Query runtime is thus a central information that one needs to estimate in order to schedule the queries. In particular, one wants to avoid bottleneck queries that could delay other important queries. Moreover, it could also be interesting to evaluate the runtime of a query in order to quantify how much resource to put on its computation such that the query will be performed before a given time limit. This is explained in document US20050192937. As mentioned, predicting the runtime of a query is at the core of query scheduling and therefore this problem has been intensively studied.
One natural way to predict the runtime of a query is to look for the runtime of “similar” queries that have already been performed (and for which one has stored the time used). In order to implement this kind of methods, one has to find good representations in order to compare the queries between them and to learn how to model their runtimes, using for example metrics as in the article “Predicting Multiple Metrics for Queries: Better Decisions Enabled by Machine Learning”, by Ganapathi, Kuno, Dayal, Wiener, Fox, Jordan, and Patterson (2009), or model selection as in the article “Learning to Predict Response Times for Online Query Scheduling”, by Macdonald, Tonellotto, and Ounis (2011). The choice of the representation of the queries and the way to model the runtime according to this representation depends on the language on which the queries are built. For example, the research report “Predicting SPARQL Query Execution Time and Suggesting SPARQL Queries Based on Query History”, by Hasan and Gandon deals with the case of the SPARQL language.
The prediction of the runtime of a query can then be evaluated after a Machine Learning algorithm has been applied to a training set.
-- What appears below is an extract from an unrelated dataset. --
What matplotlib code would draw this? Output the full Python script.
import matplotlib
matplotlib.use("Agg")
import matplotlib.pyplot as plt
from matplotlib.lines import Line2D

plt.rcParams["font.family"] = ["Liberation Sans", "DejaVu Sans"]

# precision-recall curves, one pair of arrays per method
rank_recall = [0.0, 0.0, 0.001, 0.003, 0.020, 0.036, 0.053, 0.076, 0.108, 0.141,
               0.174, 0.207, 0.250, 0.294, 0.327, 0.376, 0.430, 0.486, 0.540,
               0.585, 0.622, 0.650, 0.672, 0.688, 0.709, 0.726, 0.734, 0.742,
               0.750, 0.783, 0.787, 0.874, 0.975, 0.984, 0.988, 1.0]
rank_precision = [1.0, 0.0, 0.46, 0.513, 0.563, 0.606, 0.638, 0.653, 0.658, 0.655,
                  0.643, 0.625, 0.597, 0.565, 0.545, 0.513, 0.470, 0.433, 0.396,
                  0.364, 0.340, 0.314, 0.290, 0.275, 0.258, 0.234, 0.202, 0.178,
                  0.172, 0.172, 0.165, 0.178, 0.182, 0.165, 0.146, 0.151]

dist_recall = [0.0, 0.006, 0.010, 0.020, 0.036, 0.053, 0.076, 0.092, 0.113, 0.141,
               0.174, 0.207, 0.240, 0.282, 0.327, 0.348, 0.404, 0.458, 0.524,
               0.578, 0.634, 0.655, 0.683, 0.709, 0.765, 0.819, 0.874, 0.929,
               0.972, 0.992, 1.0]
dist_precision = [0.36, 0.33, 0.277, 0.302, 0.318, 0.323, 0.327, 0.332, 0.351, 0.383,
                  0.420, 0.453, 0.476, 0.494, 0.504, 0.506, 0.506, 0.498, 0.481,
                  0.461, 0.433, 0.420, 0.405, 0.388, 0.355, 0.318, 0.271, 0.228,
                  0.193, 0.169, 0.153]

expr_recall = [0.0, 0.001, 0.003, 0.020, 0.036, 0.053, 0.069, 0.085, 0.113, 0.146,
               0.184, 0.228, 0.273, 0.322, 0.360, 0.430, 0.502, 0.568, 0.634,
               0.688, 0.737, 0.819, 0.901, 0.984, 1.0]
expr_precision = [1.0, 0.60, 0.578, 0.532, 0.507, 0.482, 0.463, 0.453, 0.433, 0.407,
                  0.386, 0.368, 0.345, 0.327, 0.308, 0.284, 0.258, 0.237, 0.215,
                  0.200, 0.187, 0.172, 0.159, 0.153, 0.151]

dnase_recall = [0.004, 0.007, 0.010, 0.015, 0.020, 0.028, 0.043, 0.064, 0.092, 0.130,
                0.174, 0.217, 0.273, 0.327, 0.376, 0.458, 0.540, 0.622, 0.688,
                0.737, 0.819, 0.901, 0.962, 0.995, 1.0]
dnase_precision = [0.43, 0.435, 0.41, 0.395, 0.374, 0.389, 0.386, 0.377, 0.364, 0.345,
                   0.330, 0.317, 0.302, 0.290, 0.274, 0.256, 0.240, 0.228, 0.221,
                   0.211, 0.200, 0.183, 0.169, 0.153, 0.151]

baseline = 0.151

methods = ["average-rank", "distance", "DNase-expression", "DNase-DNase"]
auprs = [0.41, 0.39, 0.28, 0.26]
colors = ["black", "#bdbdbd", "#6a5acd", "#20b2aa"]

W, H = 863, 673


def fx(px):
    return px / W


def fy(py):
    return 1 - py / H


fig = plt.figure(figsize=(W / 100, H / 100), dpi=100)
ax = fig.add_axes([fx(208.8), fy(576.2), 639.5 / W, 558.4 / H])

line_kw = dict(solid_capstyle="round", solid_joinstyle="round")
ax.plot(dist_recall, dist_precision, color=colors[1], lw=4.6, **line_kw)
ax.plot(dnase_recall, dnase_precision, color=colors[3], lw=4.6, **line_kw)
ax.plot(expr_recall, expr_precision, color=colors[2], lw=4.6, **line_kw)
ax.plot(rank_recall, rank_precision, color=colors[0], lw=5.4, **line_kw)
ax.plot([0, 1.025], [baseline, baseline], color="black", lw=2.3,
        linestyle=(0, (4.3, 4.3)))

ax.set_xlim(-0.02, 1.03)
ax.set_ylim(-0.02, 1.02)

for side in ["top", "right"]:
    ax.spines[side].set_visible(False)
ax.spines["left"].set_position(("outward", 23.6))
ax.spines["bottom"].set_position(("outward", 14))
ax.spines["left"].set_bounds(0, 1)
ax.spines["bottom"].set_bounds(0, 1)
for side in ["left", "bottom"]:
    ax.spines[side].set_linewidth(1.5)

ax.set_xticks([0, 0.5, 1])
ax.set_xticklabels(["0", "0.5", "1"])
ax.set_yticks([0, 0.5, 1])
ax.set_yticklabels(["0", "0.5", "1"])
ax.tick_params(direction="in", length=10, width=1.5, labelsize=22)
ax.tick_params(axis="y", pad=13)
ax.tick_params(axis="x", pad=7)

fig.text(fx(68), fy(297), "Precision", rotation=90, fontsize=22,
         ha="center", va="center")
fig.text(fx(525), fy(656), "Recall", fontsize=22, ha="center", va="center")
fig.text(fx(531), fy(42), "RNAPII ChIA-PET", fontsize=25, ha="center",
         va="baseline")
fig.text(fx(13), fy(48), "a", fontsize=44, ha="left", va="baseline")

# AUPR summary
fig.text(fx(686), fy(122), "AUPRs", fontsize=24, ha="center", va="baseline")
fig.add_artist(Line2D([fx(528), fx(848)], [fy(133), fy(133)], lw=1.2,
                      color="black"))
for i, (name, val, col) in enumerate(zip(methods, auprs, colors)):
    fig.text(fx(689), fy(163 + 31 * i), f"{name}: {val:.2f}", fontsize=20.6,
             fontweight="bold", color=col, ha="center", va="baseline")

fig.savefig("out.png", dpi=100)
In particular, the thesis “Dynamic Cost Models for Query Runtime Prediction” by Lima analyses the case of relational databases as PostgreSQL and tests different classical Machine Learning algorithms using a particular representation of the query. Undersupervised averaging, Undersupervised Linear Regression, Undersupervised K-Nearest-Neighbor Regression, Undersupervised Nadaraya-Watson Regression are all concepts at use.
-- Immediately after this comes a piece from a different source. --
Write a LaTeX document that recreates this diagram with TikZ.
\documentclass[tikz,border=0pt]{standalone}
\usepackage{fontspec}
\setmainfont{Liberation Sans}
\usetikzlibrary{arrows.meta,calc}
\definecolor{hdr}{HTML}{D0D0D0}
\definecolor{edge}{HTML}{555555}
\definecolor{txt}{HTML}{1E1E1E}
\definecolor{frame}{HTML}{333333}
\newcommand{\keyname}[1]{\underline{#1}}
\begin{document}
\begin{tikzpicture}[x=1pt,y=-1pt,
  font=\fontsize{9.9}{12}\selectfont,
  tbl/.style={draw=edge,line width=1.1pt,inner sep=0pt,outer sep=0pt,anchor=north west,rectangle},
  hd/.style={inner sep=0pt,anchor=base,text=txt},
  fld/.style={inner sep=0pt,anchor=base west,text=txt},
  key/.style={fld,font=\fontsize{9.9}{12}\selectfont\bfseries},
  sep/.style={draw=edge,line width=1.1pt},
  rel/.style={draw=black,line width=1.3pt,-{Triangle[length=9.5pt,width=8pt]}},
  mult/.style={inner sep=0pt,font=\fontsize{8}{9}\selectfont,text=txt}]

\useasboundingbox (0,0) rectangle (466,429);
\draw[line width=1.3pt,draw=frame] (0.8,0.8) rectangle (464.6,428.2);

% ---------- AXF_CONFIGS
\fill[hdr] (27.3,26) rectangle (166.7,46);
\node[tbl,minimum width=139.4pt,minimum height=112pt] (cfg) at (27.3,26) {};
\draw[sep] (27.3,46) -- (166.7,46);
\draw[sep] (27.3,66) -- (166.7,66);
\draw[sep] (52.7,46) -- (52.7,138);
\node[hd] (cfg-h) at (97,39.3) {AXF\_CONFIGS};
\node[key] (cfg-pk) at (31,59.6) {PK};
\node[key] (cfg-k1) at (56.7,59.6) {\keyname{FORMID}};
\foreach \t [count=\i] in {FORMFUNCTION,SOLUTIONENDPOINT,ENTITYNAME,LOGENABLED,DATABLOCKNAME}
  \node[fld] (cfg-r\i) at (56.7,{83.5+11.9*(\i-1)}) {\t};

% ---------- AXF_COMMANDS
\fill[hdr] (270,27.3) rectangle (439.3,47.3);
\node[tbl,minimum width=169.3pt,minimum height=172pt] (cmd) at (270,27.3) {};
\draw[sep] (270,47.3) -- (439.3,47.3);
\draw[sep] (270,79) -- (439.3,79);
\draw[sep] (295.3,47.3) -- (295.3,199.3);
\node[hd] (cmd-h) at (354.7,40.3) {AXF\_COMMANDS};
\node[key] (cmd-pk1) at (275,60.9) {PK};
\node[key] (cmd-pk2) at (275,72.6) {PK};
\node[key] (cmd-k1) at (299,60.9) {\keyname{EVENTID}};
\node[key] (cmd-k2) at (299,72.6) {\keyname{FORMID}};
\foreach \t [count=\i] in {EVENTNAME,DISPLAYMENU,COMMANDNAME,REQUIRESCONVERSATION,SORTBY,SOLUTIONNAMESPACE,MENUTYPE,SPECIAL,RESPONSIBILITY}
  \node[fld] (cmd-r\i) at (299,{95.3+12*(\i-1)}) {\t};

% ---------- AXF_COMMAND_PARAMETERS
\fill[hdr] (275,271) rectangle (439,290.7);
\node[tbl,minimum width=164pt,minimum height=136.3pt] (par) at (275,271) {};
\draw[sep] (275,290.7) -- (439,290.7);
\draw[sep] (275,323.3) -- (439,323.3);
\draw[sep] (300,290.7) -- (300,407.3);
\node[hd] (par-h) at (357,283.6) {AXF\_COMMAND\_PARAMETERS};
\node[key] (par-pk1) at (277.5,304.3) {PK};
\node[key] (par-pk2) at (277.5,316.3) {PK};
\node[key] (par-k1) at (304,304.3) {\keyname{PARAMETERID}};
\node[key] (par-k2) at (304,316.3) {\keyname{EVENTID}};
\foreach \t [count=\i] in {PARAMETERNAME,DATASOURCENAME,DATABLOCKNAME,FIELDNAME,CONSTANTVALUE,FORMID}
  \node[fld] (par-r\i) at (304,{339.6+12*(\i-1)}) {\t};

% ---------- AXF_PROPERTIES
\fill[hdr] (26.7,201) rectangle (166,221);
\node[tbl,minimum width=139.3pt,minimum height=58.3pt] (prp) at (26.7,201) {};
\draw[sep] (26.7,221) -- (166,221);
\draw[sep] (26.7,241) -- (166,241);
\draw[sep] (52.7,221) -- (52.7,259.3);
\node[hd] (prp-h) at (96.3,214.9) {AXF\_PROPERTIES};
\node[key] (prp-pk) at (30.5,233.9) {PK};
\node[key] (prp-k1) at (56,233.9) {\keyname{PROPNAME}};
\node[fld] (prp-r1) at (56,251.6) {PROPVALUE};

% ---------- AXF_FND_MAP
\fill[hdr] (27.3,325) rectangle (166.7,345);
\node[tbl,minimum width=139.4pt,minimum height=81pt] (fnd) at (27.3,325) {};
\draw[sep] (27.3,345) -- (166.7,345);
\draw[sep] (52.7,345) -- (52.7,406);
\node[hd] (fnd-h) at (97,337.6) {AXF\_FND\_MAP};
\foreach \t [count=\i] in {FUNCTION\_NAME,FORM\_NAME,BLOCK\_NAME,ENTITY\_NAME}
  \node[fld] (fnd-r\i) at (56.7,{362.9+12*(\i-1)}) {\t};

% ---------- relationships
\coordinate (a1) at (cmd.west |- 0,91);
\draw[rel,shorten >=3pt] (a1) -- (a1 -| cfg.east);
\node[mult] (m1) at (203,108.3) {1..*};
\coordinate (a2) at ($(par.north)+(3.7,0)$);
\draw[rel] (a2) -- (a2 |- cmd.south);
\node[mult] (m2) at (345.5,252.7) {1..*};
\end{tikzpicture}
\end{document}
Several articles have demonstrated that a powerful meta-method consists in dividing the queries of the training set in ranges of execution runtime and then apply the Machine Learning algorithm on each of the range. In particular, the article “PQR: Predicting Query Execution Times for Autonomous Workload Management”, by Gupta, Mehta, Dayal (2008) uses this separation in time. Some methods also apply this paradigm recursively and obtain a PQR tree (as in documents U.S. Pat. No. 7,895,192B2 and US20080270346), where each node of the tree uses a predictor learned on the training data (recall that the training data is a set of queries whose execution time is known). One of the most robust general method consists in clustering the query times of the training set queries and then predicting the execution time of a given (new) query finding the cluster from which it is the closest (using a particular notion of similarity, often based on the similarity between the query and the centroids of the clusters) and then compute the query time according to the query times of the cluster. The above-mentioned research report “Predicting SPARQL Query Execution Time and Suggesting SPARQL Queries Based on Query History” by Hasan and Gandon and the article by Wang and Wong, “Optimal k-means Clustering in One Dimension by Dynamic Programming” show for example that this last computation can be performed by evaluating a predicted model learned on the cluster (that can be a simple average—in which case this last computation amounts in a way to a quantization (i.e. replacement of an input value by a closest one in a predetermined set of values, according to a predetermined distance)—or a more complex Machine Learning method as SVM). This framework relates to the more general field of cluster analysis.
Cluster Analysis concerns the task of partitioning a set of objects in groups (called clusters), so that in each group the data are similar (see the article of Jain et al., “Data Clustering: A Review”). It appears as a central problem in Data Mining (see the article of Chen et al., “Data mining: an overview from a database perspective”), Machine Learning (see the book of Murphy, “Machine Learning, A Probabilistic Perspective”), and Large Scale Search (see the article of Goodrum, “Image Information Retrieval: An Overview of Current Research”). Cluster Analysis is an important tool for Quantization: assigning a center to each cluster, one has a simple quantization that consists in quantizing each point to the center of its cluster.
The K-means clustering problem is the most famous problem of Cluster Analysis and was introduced by Stuart Lloyd in 1957 at Bell Laboratories, as a technique for Pulse-Code Modulation. The Lloyd algorithm takes as input a collection of p-dimensional points and outputs a partition of these points that aims to minimize the “total distortion”. This algorithm is only a heuristic (it does not provide the optimal clustering). But in fact we cannot hope for an exact algorithm since the K-means clustering problem is NP-hard in the non-one-dimensional case. The Lloyd algorithm is nowadays still widely used. Several variants have also been proposed (see J. A. Hartigan (1975), “Clustering algorithms”, John Wiley & Sons, Inc.”).
The one-dimension application is particularly important. One of the most famous algorithms for this problem is called Jenks natural breaks optimization developed in 1967 (see the book of Jenks, “The Data Model Concept in Statistical Mapping”, in International Yearbook of Cartography) and was introduced for cartographic purpose. As Lloyd algorithm, it is only a heuristic. In 2011 an exact algorithm, called CKmeans, was developed by Wang and Song (see the article of Wang and Wong, “Optimal k-means Clustering in One Dimension by Dynamic Programming”). This algorithm is the corner stone of document U.S. Pat. No. 1,543,036A. It runs in time O(K*n^2) where K is the requested number of clusters and n is the number of real numbers. Even more recently (in 2013), Maarten Hilferink has developed a more efficient algorithm and provides an implementation of it. This implementation was dedicated to cartography, more precisely for choropleth maps.
All these existing methods are however limited because either they do not produce the optimal K-means clustering, or they are too slow. Within this context, there is still a need for an improved solution to cluster queries for runtime prediction.